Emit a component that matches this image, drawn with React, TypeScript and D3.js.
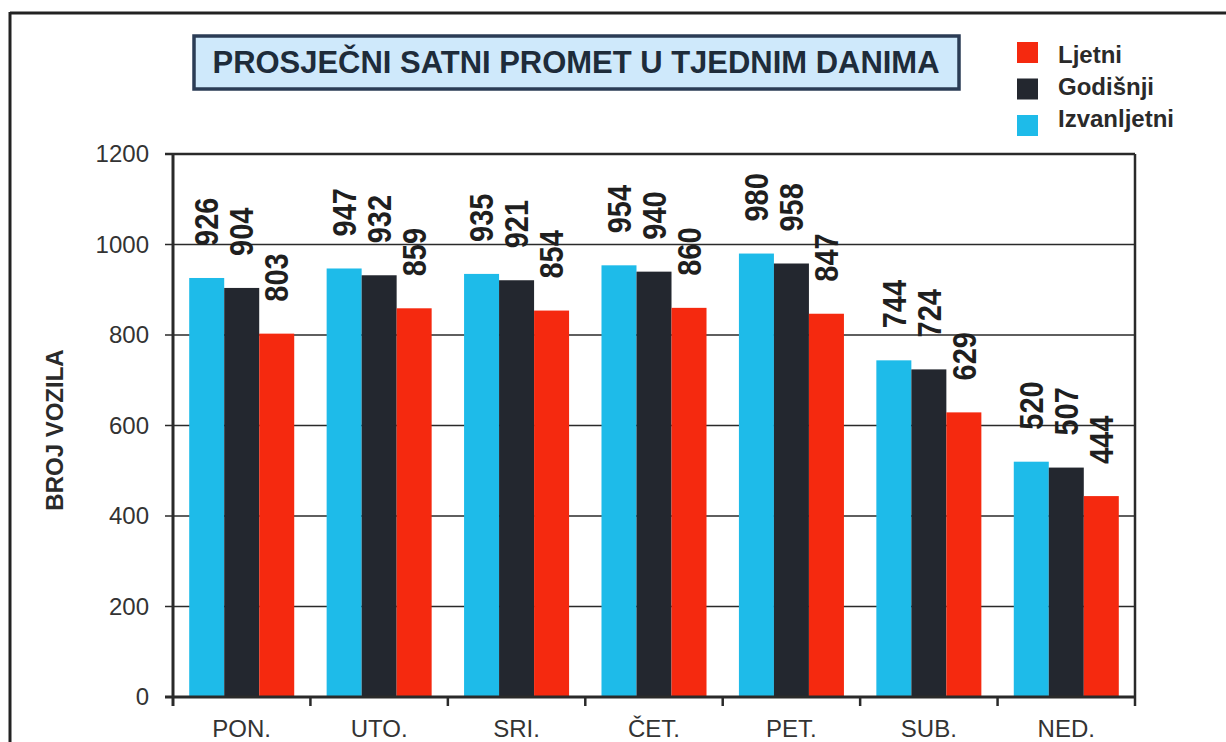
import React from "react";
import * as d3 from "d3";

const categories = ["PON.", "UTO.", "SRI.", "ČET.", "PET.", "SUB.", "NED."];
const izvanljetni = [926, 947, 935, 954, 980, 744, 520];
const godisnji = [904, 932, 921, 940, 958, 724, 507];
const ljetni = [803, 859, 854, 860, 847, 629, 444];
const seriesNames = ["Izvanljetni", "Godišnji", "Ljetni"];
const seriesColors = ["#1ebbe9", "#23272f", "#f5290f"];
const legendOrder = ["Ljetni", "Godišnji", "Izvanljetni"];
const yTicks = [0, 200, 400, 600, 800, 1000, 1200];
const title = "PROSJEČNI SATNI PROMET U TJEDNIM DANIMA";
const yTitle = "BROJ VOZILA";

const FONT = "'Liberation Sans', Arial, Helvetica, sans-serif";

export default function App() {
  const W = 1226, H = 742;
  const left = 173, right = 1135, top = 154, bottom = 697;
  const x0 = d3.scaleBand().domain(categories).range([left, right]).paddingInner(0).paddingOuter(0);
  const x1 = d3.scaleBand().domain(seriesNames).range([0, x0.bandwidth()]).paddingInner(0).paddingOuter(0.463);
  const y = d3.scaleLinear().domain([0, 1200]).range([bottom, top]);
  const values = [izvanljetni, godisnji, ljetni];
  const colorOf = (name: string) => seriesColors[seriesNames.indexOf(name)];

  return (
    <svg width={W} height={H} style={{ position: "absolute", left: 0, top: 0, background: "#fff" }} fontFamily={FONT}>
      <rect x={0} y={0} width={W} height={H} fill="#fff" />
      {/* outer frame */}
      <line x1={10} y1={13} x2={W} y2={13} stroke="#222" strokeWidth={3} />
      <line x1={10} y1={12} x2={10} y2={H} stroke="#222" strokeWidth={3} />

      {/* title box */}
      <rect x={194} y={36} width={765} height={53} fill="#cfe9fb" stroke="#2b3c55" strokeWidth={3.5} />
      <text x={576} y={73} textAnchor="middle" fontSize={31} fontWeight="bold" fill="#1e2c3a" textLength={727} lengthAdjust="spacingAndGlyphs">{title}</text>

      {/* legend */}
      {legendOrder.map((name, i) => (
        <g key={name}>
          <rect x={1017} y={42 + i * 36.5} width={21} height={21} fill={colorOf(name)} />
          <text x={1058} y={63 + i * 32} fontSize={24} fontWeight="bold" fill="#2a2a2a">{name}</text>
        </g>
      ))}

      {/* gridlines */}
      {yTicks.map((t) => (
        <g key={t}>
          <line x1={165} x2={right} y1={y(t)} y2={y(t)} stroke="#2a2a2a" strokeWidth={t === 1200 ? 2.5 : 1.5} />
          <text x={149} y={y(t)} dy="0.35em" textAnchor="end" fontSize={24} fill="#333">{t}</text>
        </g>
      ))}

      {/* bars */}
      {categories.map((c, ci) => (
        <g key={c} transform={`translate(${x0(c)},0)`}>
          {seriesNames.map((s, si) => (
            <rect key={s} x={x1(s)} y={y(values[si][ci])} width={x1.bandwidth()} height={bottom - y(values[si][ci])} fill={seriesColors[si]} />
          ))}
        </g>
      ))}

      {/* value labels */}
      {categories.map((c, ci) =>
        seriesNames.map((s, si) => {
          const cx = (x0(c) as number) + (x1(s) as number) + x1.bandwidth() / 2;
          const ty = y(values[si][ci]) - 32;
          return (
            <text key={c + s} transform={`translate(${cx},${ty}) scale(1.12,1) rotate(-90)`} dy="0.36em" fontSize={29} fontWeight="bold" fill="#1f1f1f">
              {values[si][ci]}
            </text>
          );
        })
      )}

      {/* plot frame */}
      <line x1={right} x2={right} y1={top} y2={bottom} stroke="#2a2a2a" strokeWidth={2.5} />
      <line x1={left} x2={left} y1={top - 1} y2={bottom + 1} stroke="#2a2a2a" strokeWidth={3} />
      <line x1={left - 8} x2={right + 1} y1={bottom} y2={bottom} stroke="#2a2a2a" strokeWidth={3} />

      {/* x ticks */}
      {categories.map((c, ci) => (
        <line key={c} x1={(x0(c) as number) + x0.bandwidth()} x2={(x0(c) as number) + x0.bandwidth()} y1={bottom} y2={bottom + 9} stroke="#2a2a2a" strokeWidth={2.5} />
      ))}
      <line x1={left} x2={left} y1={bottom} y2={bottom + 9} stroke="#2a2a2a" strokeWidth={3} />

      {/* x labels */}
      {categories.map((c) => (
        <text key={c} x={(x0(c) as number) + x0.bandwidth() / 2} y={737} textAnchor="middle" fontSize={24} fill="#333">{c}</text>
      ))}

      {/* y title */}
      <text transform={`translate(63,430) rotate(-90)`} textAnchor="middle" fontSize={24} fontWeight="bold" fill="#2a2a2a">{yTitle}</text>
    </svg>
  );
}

◆ ◆ ◆ ◆ ◆

*What you should do:*
Go through the data and count each line that has the word "React", then give the total alone.

*The answer:*
2